Work to do => Using the records below, copy exactly the part that opens with the line holding "Emit a Python" and closes with the line holding "21, 34, 29]", minus the pictures.

====================

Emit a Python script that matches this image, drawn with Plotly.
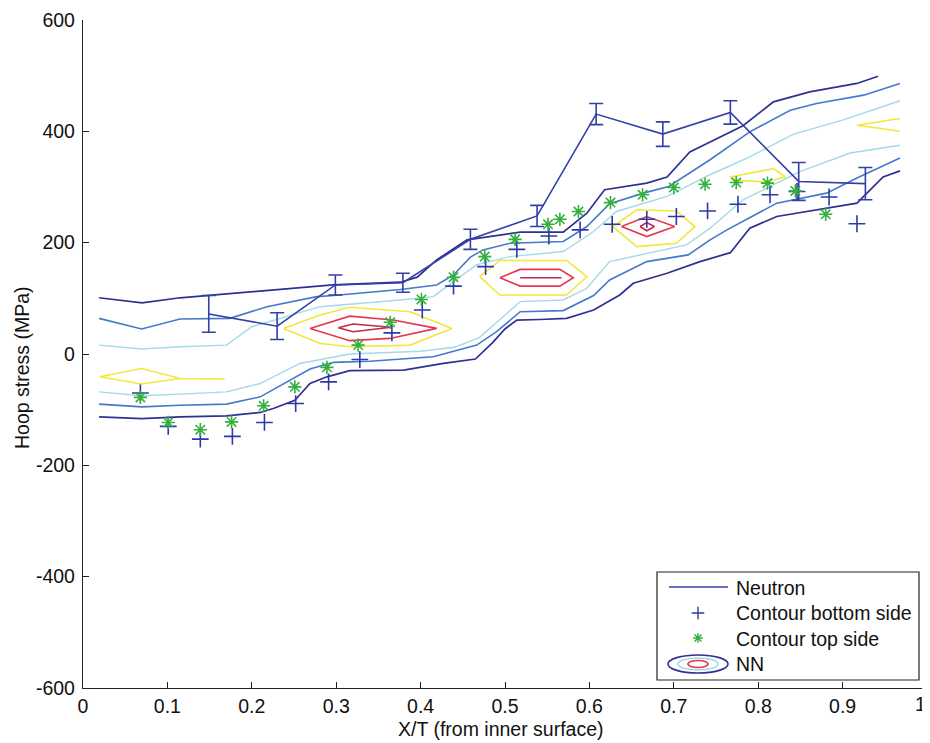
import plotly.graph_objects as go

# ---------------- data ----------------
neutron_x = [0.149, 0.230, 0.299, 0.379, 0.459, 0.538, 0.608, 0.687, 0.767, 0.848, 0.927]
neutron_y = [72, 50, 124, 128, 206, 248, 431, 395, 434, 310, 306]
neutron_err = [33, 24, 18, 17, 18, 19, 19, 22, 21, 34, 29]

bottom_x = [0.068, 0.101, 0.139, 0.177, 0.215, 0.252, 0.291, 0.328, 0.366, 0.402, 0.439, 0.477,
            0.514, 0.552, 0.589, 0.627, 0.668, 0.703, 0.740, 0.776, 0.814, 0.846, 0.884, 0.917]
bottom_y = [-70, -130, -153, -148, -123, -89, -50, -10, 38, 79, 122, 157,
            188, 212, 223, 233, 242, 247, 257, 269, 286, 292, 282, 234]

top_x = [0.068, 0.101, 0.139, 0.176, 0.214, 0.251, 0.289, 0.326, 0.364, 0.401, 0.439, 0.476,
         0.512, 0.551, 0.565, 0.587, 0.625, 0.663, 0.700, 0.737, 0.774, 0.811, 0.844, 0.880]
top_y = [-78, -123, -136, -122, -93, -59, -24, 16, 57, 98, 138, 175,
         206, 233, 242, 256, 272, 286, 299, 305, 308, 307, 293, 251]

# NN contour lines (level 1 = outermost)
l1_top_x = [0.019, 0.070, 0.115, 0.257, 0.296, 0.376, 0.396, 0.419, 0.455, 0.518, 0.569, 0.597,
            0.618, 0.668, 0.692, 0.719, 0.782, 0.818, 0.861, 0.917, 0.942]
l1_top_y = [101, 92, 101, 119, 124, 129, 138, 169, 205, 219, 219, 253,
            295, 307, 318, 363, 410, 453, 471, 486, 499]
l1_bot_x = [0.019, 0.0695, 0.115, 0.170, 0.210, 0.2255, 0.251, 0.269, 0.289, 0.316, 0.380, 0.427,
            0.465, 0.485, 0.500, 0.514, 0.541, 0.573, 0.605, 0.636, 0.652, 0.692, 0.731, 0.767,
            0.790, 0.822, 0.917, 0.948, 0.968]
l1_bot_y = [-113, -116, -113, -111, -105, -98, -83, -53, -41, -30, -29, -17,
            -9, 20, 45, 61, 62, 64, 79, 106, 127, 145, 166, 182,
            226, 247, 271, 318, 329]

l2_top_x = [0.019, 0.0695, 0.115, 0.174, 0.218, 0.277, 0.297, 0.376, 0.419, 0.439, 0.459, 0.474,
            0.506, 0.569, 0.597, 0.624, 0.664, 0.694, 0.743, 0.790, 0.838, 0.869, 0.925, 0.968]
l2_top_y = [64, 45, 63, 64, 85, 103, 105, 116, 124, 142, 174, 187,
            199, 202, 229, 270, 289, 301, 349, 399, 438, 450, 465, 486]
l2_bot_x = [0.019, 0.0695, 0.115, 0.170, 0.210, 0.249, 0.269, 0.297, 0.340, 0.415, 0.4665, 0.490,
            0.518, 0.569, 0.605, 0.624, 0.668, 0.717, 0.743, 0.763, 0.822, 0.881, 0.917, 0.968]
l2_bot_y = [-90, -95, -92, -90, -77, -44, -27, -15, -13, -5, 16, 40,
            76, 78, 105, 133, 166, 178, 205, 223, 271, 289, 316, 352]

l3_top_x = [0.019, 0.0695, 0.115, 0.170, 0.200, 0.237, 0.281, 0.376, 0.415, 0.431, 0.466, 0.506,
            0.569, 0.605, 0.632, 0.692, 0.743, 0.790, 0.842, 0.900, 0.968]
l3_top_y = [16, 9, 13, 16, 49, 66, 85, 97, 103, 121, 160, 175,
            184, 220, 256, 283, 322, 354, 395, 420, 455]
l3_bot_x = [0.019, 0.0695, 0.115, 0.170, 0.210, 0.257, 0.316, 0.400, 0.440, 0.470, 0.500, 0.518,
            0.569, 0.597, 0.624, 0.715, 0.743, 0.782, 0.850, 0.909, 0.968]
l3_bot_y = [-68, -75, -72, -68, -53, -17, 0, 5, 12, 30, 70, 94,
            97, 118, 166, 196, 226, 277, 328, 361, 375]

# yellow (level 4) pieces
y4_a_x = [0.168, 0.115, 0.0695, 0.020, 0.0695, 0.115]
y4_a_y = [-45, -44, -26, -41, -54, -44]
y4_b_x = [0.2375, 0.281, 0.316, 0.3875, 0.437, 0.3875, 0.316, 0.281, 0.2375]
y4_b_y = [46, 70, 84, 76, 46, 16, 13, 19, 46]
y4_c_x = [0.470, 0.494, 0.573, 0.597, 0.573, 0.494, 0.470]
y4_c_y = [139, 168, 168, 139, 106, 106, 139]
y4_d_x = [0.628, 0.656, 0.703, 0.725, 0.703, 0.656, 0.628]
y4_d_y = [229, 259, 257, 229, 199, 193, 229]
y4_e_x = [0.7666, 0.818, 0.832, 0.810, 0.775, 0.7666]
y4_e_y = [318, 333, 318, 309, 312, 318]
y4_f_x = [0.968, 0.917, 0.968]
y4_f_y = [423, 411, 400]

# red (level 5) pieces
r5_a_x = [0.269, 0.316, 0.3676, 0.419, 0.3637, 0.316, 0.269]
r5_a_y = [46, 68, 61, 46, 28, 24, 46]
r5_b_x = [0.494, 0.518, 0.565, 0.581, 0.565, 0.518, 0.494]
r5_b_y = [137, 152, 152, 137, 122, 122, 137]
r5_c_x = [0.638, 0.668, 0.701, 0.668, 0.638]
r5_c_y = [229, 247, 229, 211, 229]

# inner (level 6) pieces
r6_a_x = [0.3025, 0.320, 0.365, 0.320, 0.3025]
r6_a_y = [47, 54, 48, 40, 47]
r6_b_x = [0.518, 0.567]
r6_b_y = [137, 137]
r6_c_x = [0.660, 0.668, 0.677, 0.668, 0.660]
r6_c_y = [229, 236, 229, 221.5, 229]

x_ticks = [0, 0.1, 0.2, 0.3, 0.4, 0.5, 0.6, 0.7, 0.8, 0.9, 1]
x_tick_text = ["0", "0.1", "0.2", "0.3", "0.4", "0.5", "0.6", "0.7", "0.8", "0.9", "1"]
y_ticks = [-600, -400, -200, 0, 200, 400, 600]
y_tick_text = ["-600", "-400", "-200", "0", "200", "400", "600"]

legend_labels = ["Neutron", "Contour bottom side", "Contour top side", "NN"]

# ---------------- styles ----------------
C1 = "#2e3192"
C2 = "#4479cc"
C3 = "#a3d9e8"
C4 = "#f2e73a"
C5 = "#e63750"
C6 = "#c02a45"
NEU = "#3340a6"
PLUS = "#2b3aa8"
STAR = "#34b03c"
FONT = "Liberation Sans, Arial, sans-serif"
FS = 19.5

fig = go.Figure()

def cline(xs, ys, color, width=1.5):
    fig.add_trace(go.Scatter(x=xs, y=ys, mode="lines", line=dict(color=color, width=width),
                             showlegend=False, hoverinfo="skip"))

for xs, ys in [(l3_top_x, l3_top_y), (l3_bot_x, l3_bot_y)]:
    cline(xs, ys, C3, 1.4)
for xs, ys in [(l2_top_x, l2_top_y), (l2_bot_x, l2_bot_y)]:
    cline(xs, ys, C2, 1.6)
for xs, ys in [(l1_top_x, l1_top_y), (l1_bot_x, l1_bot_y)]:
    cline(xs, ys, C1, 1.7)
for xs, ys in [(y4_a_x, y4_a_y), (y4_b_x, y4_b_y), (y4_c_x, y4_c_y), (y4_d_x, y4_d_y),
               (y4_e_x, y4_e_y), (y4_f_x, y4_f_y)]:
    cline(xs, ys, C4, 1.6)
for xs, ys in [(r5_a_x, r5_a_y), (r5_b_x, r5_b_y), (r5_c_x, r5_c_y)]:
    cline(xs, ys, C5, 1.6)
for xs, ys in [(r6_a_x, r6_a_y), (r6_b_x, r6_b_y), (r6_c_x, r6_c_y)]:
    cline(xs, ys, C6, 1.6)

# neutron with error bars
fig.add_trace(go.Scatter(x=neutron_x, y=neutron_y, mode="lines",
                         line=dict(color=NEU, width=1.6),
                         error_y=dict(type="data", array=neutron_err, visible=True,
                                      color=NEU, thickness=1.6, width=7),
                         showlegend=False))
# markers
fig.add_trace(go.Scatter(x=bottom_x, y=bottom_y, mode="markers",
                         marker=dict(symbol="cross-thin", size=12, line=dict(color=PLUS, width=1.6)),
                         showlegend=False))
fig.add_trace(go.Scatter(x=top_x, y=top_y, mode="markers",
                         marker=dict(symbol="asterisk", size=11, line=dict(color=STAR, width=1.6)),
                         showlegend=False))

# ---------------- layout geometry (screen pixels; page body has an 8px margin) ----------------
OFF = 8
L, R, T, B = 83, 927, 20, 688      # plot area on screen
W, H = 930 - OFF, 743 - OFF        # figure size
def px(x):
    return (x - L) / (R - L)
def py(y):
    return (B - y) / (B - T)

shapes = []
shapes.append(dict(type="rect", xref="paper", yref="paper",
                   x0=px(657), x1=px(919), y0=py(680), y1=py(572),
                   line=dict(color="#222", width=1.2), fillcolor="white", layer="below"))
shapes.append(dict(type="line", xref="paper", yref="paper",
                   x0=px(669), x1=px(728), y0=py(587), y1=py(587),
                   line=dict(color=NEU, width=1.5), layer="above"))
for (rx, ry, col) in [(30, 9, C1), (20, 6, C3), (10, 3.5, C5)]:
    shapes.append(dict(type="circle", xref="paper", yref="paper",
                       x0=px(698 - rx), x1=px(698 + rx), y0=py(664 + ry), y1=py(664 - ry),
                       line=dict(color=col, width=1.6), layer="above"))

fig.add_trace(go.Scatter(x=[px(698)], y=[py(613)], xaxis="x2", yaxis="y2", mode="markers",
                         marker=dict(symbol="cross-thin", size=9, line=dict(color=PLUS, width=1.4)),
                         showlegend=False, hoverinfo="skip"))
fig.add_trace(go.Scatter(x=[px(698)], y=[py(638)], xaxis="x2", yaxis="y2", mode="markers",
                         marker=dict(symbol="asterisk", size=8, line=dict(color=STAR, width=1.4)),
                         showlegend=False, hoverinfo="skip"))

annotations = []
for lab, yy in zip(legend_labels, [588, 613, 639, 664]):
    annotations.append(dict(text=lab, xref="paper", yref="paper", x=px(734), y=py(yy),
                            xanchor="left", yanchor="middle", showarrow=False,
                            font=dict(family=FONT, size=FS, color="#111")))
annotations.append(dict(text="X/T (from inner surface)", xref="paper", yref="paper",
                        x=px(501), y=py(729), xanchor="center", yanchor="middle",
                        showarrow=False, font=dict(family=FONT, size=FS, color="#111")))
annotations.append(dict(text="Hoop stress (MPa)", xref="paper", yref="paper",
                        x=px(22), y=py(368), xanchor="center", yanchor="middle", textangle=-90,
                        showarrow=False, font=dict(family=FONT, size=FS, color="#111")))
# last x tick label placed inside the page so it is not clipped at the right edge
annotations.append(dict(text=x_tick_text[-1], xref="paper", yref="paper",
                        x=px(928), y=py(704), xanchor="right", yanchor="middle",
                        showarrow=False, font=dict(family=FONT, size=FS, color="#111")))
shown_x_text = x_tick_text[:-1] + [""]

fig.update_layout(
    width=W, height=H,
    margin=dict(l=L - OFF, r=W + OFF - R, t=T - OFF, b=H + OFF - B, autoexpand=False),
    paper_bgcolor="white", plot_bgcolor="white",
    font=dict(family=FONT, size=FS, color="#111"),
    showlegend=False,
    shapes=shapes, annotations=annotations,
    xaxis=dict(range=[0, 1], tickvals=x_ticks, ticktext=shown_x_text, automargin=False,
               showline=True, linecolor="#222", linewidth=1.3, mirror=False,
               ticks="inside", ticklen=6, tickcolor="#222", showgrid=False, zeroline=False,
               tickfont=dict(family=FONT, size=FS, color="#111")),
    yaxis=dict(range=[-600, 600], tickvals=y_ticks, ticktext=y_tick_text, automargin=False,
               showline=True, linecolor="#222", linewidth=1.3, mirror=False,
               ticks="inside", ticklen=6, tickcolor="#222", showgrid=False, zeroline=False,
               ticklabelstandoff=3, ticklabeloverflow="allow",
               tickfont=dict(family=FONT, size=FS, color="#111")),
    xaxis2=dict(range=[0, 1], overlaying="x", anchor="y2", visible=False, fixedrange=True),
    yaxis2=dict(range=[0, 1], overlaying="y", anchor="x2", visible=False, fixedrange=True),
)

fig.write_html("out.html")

====================

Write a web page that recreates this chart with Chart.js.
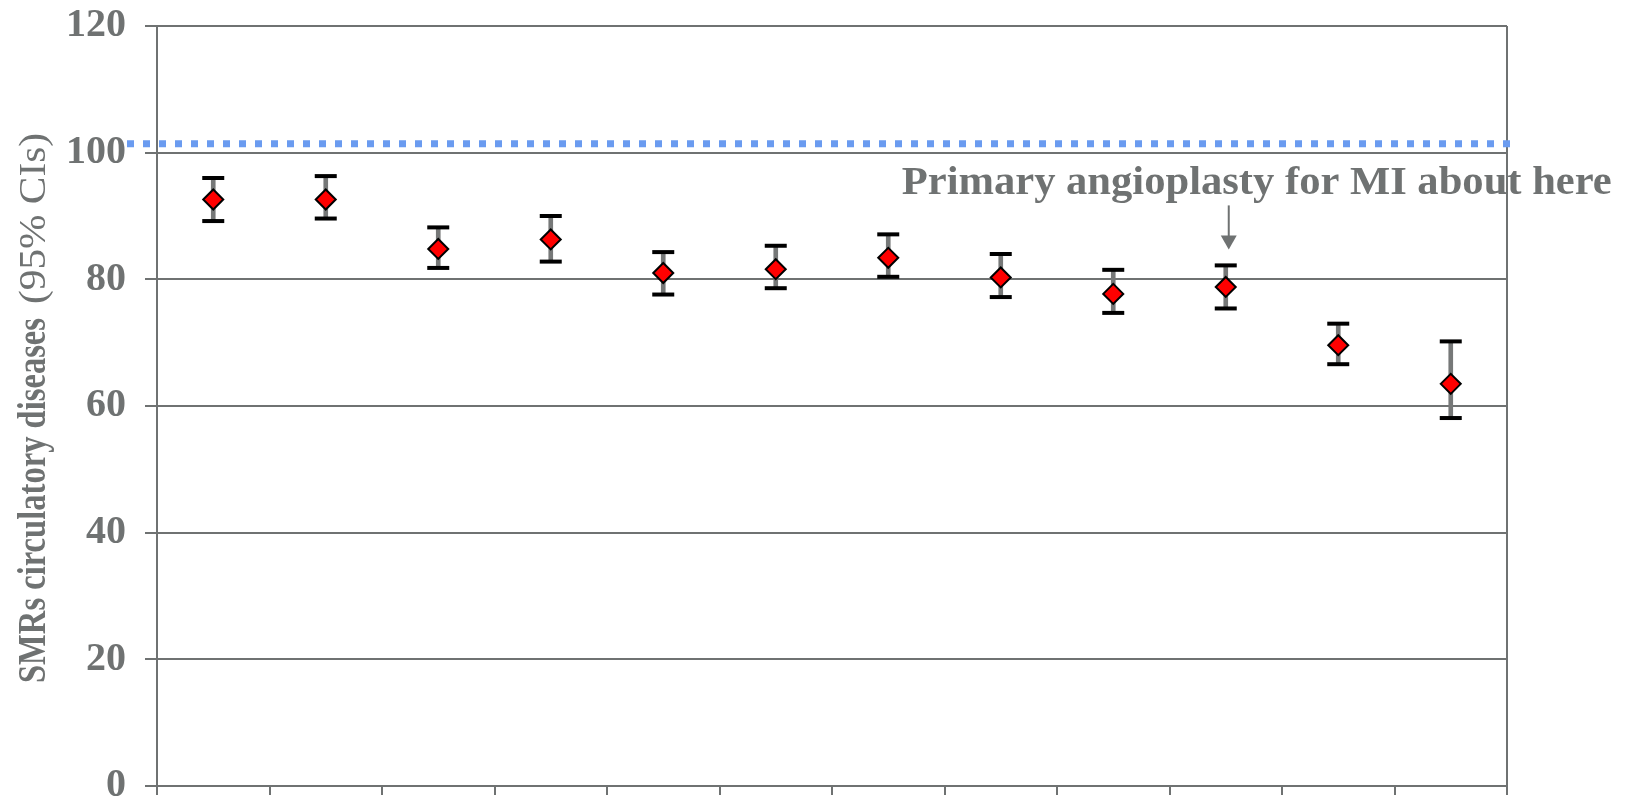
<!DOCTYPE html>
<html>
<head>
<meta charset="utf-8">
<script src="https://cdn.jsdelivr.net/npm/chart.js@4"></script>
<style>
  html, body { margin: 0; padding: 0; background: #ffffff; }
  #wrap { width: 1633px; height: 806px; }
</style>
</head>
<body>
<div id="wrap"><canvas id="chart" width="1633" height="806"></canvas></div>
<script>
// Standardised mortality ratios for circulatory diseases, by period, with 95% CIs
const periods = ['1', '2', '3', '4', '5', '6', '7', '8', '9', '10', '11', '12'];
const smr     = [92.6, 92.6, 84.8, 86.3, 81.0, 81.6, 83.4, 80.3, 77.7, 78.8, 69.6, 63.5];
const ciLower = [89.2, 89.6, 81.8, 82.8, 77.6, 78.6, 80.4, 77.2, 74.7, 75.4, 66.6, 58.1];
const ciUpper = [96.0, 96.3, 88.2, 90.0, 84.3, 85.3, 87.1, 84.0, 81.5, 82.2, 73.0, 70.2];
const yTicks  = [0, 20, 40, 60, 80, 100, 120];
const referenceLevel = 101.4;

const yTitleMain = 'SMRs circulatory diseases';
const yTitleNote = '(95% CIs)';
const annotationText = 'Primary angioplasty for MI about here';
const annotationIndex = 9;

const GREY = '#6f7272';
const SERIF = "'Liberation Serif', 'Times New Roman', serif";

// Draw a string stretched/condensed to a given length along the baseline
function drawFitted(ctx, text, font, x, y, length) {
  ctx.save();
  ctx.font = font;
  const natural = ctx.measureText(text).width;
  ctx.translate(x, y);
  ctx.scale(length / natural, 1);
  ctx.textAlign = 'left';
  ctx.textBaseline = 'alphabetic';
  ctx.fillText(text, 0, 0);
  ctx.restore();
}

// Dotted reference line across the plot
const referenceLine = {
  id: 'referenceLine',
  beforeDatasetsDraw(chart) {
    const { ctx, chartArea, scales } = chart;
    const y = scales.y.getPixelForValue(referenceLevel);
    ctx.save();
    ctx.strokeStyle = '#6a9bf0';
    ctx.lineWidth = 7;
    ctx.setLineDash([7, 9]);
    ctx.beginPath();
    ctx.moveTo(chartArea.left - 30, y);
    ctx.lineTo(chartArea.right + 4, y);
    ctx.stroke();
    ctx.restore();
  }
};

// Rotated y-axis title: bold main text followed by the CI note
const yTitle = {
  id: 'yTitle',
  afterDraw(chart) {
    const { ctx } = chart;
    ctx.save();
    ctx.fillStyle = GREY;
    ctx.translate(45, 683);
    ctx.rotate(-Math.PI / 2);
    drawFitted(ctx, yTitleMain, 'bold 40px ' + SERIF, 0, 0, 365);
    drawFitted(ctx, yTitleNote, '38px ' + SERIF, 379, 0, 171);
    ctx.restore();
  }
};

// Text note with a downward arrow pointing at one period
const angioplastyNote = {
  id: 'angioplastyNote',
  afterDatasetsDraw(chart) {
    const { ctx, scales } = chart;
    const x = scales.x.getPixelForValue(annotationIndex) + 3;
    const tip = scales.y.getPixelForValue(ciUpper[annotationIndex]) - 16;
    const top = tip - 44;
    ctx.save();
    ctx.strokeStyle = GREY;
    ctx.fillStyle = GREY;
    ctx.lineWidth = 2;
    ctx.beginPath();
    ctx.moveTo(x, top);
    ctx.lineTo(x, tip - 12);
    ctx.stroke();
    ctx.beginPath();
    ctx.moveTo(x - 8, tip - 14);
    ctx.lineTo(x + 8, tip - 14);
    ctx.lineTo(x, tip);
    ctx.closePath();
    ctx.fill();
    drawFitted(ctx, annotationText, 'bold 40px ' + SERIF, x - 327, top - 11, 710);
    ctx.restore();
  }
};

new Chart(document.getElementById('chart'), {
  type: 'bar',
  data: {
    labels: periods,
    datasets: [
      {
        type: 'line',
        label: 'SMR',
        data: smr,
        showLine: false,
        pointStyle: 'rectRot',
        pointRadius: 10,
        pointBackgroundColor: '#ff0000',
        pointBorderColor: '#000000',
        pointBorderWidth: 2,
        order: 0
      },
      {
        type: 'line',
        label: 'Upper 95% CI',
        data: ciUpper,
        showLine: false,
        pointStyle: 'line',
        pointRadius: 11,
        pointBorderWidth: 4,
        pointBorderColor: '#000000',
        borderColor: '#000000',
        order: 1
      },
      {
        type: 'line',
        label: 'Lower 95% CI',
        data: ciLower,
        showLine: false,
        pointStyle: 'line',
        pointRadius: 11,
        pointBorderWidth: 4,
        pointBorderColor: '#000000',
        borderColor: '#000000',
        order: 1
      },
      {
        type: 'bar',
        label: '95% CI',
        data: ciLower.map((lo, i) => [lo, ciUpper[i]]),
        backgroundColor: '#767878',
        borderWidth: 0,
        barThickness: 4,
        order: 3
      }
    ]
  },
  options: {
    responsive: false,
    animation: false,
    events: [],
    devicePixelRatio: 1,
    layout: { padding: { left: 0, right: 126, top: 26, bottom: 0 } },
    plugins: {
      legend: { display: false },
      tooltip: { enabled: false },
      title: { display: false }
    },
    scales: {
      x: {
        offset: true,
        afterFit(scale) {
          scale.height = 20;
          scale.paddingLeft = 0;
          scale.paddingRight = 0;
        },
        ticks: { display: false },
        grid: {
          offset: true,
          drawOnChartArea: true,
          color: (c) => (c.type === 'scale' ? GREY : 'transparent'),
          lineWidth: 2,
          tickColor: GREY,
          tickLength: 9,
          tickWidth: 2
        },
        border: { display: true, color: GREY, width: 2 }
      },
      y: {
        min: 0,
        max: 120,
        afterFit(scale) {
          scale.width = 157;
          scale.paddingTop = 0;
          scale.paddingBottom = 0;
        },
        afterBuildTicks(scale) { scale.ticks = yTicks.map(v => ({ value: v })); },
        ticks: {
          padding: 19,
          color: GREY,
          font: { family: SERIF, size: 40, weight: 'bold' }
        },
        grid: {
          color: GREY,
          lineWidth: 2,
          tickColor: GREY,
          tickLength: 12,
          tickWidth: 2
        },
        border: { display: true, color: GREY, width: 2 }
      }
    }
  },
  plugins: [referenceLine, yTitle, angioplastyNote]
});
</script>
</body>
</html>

====================

Output =>
Emit a Python script that matches this image, drawn with Plotly.
import plotly.graph_objects as go

# ---------------- data ----------------
neutron_x = [0.149, 0.230, 0.299, 0.379, 0.459, 0.538, 0.608, 0.687, 0.767, 0.848, 0.927]
neutron_y = [72, 50, 124, 128, 206, 248, 431, 395, 434, 310, 306]
neutron_err = [33, 24, 18, 17, 18, 19, 19, 22, 21, 34, 29]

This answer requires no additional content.